The other day, I was asking my husband about what he does in his Sunday school classes with the kids. He teaches a small class each Sunday, and I was having a panic attack that our children weren't "getting what they needed."
"What is it that you want me to be telling them?", he asked. I thought. "Well, I guess about the major Bible stories...." "They already know a lot of those," he replied, "I want my Sunday school class NOT to be boring", he said. I thought about how our children learn "educational" things here at home, and I realized that spiritual teaching will take place the same way; through everyday conversation about how we live, through our reading and discussing the Bible, like when I am reading and something really sticks out to me, and I say, "Hey guys! This is really interesting!" And I set out to share what is exciting me. And because my excitement is contagious, they listen. And soak in information like sponges. MUCH more so than they would if they were listening to some dry lesson prepared by someone "trying to teach" them something. I know they are well intentioned, well thought out lesson plans. But they lack the realism of being pertinent to the moment. This is how humans learn! What matters to us at the moment sinks in and stays! Most of what we feel we "must learn" usually goes in one ear and out the other. (Unless of course we know we're being tested on it, and then it stays in between our ears long enough to do well on the test. Then it goes out the other side.)

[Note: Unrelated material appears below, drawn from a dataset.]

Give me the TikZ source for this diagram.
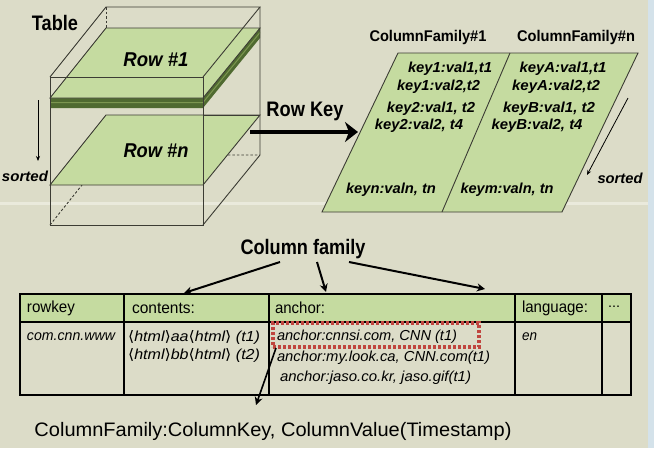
\documentclass[tikz,border=0pt]{standalone}
\usepackage{fontspec}
\usepackage{graphicx}
\setmainfont{Liberation Sans}
\newfontfamily\djv{DejaVu Sans}
\usetikzlibrary{arrows.meta}
\definecolor{bg}{HTML}{DCDCC8}
\definecolor{bgline}{HTML}{EAEADC}
\definecolor{leaf}{HTML}{C5DBA0}
\definecolor{slab}{HTML}{4F6A30}
\definecolor{slabmid}{HTML}{7C9650}
\definecolor{edge}{HTML}{3C3C34}
\definecolor{dotred}{HTML}{C0463F}
\definecolor{sidestrip}{HTML}{D4E2EA}
\newcommand{\fitw}[2]{\resizebox{#1}{\height}{#2}}
\newcommand{\ab}[1]{{\djv\upshape #1}}
\tikzset{
  txt/.style={inner sep=0pt, outer sep=0pt, text=black},
  cubeedge/.style={draw=edge, line width=0.9pt},
  hidden/.style={draw=edge, line width=0.9pt, dash pattern=on 2.5pt off 2pt},
  plane/.style={fill=leaf, draw=edge, line width=0.9pt},
  bigarrow/.style={line width=4pt, -{Stealth[length=13pt,width=20pt,inset=4pt]}},
  cfarrow/.style={line width=2pt, -{Stealth[length=8pt,width=8pt]}},
  thinarrow/.style={line width=0.8pt, -{Stealth[length=5pt,width=4pt]}},
  tabline/.style={draw=black, line width=1.2pt},
  redbox/.style={draw=dotred, line width=3.4pt, dash pattern=on 3pt off 2pt}
}
\begin{document}
\begin{tikzpicture}[x=1pt,y=-1pt]
% background
\fill[bg] (0,0) rectangle (654,448);
\useasboundingbox (0,0) rectangle (654,448);
\fill[bgline] (0,201.5) rectangle (648,204.5);
\fill[sidestrip] (648,0) rectangle (654,448);

% ---------- 3D table cube ----------
\draw[hidden] (106,7) -- (106,28);
\draw[hidden] (50,225) -- (106,155) -- (260,155);
% Row #n plane
\draw[plane] (50,185) -- (203,185) -- (260,115) -- (106,115) -- cycle;
% Row #1 slab
\fill[slab] (50,98) -- (203,98) -- (260,28) -- (260,38) -- (203,108) -- (50,108) -- cycle;
\draw[slabmid, line width=1pt] (50,102.5) -- (203,102.5) -- (260,32.5);
\draw[plane] (50,98) -- (203,98) -- (260,28) -- (106,28) -- cycle;
% cube visible edges
\draw[cubeedge] (50,77) rectangle (203,225);
\draw[cubeedge] (50,77) -- (106,7) -- (260,7) -- (203,77);
\draw[cubeedge] (260,7) -- (260,155) -- (203,225);
\draw[cubeedge] (203,115) -- (260,115);

\node[txt, font=\bfseries\fontsize{21}{21}\selectfont] (table) at (55,23) {\fitw{46pt}{Table}};
\node[txt, font=\bfseries\itshape\fontsize{20}{20}\selectfont] (row1) at (156,60) {\fitw{65pt}{Row \#1}};
\node[txt, font=\bfseries\itshape\fontsize{20}{20}\selectfont] (rown) at (156,151) {\fitw{65pt}{Row \#n}};
\node[txt, font=\bfseries\itshape\fontsize{14.5}{14.5}\selectfont] (sortL) at (25,176) {\fitw{46pt}{sorted}};
\coordinate (sLa) at (38,100);
\coordinate (sLb) at (38,161);
\draw[thinarrow] (sLa) -- (sLb);

% ---------- Row Key arrow ----------
\node[txt, font=\bfseries\fontsize{21}{21}\selectfont] (rowkey) at (305,111) {\fitw{77pt}{Row Key}};
\coordinate (rkA) at (250,132);
\coordinate (rkB) at (358,132);
\draw[bigarrow] (rkA) -- (rkB);

% ---------- column family parallelogram ----------
\draw[plane] (398,53) -- (638,53) -- (562,212) -- (322,212) -- cycle;
\draw[draw=edge, line width=0.9pt] (510,53) -- (442,212);
\node[txt, font=\bfseries\fontsize{15.5}{15.5}\selectfont] (cf1) at (428,37) {\fitw{117pt}{ColumnFamily\#1}};
\node[txt, font=\bfseries\fontsize{15.5}{15.5}\selectfont] (cfn) at (576,37) {\fitw{118pt}{ColumnFamily\#n}};
\tikzset{kv/.style={txt, font=\bfseries\itshape\fontsize{14.5}{14.5}\selectfont}}
\node[kv] (k11) at (450,69) {\fitw{84pt}{key1:val1,t1}};
\node[kv] (k12) at (438.5,87) {\fitw{83pt}{key1:val2,t2}};
\node[kv] (k21) at (431,109) {\fitw{88pt}{key2:val1, t2}};
\node[kv] (k22) at (419,126) {\fitw{88pt}{key2:val2, t4}};
\node[kv] (kn) at (391,190) {\fitw{90pt}{keyn:valn, tn}};
\node[kv] (kA1) at (563,69) {\fitw{87pt}{keyA:val1,t1}};
\node[kv] (kA2) at (556,87) {\fitw{88pt}{keyA:val2,t2}};
\node[kv] (kB1) at (549,109) {\fitw{92pt}{keyB:val1, t2}};
\node[kv] (kB2) at (537,126) {\fitw{91pt}{keyB:val2, t4}};
\node[kv] (km) at (507,190) {\fitw{93pt}{keym:valn, tn}};
\node[txt, font=\bfseries\itshape\fontsize{14.5}{14.5}\selectfont] (sortR) at (620,178) {\fitw{45pt}{sorted}};
\coordinate (sRa) at (628,98);
\coordinate (sRb) at (587,175);
\draw[thinarrow] (sRa) -- (sRb);

% ---------- Column family table ----------
\node[txt, font=\bfseries\fontsize{21}{21}\selectfont] (colfam) at (303,249) {\fitw{125pt}{Column family}};
\fill[leaf] (20,294) rectangle (631,322);
\draw[tabline] (20,294) rectangle (631,395);
\draw[tabline] (20,322) -- (631,322);
\foreach \xx in {124,269,515,602} \draw[draw=black, line width=1.1pt] (\xx,294) -- (\xx,395);

\tikzset{hd/.style={txt, anchor=west, font=\fontsize{16}{16}\selectfont},
         dt/.style={txt, anchor=west, font=\itshape\fontsize{14.5}{14.5}\selectfont}}
\node[hd] (hrow) at (27,308) {\fitw{48pt}{rowkey}};
\node[hd] (hcont) at (132,308) {\fitw{63pt}{contents:}};
\node[hd] (hanch) at (275,308) {\fitw{50pt}{anchor:}};
\node[hd] (hlang) at (522,308) {\fitw{66pt}{language:}};
\node[txt, font=\fontsize{14}{14}\selectfont] (hdots) at (614,307) {\fitw{12pt}{...}};
\node[dt] (drow) at (27,337) {\fitw{88pt}{com.cnn.www}};
\node[dt] (dc1) at (128,337) {\fitw{132pt}{\ab{⟨}html\ab{⟩}aa\ab{⟨}html\ab{⟩} (t1)}};
\node[dt] (dc2) at (128,355) {\fitw{132pt}{\ab{⟨}html\ab{⟩}bb\ab{⟨}html\ab{⟩} (t2)}};
\node[dt] (da1) at (277,337) {\fitw{180pt}{anchor:cnnsi.com, CNN (t1)}};
\node[dt] (da2) at (277,358) {\fitw{213pt}{anchor:my.look.ca, CNN.com(t1)}};
\node[dt] (da3) at (280,378) {\fitw{191pt}{anchor:jaso.co.kr, jaso.gif(t1)}};
\node[dt] (den) at (522,337) {\fitw{15pt}{en}};

\node[redbox, inner sep=0pt, minimum width=206pt, minimum height=24pt] (rb) at (376,335) {};

\coordinate (cfL) at (280,262);
\coordinate (cfM) at (317,262);
\coordinate (cfR) at (349,262);
\coordinate (tL) at (184,293);
\coordinate (tM) at (326,292);
\coordinate (tR) at (485,289);
\draw[cfarrow] (cfL) -- (tL);
\draw[cfarrow] (cfM) -- (tM);
\draw[cfarrow] (cfR) -- (tR);

\node[txt, font=\fontsize{19.5}{19.5}\selectfont] (bottom) at (273,431) {\fitw{477pt}{ColumnFamily:ColumnKey, ColumnValue(Timestamp)}};
\coordinate (rbS) at (276,348);
\coordinate (ctop) at (256,405);
\draw[cfarrow, line width=1.6pt] (rbS) -- (ctop);
\end{tikzpicture}
\end{document}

So, I prayed as I was working out. I turned off the podcast for a few minutes, and I thanked God for showing me that learning spiritually doesn't have to be dry and hard to swallow or (as I was fearing) hard to share. Just like learning about anything else. I prayed that the Lord would help James and I to so intertwine our spiritual knowledge with our everyday lives that our children would be inundated with it. Soaked, immersed. This way, the idea of Sunday School being "necessary to a child's learning the Scriptures" seems ridiculous. The home is the place where a child will receive most of their spiritual knowledge, just like their "education".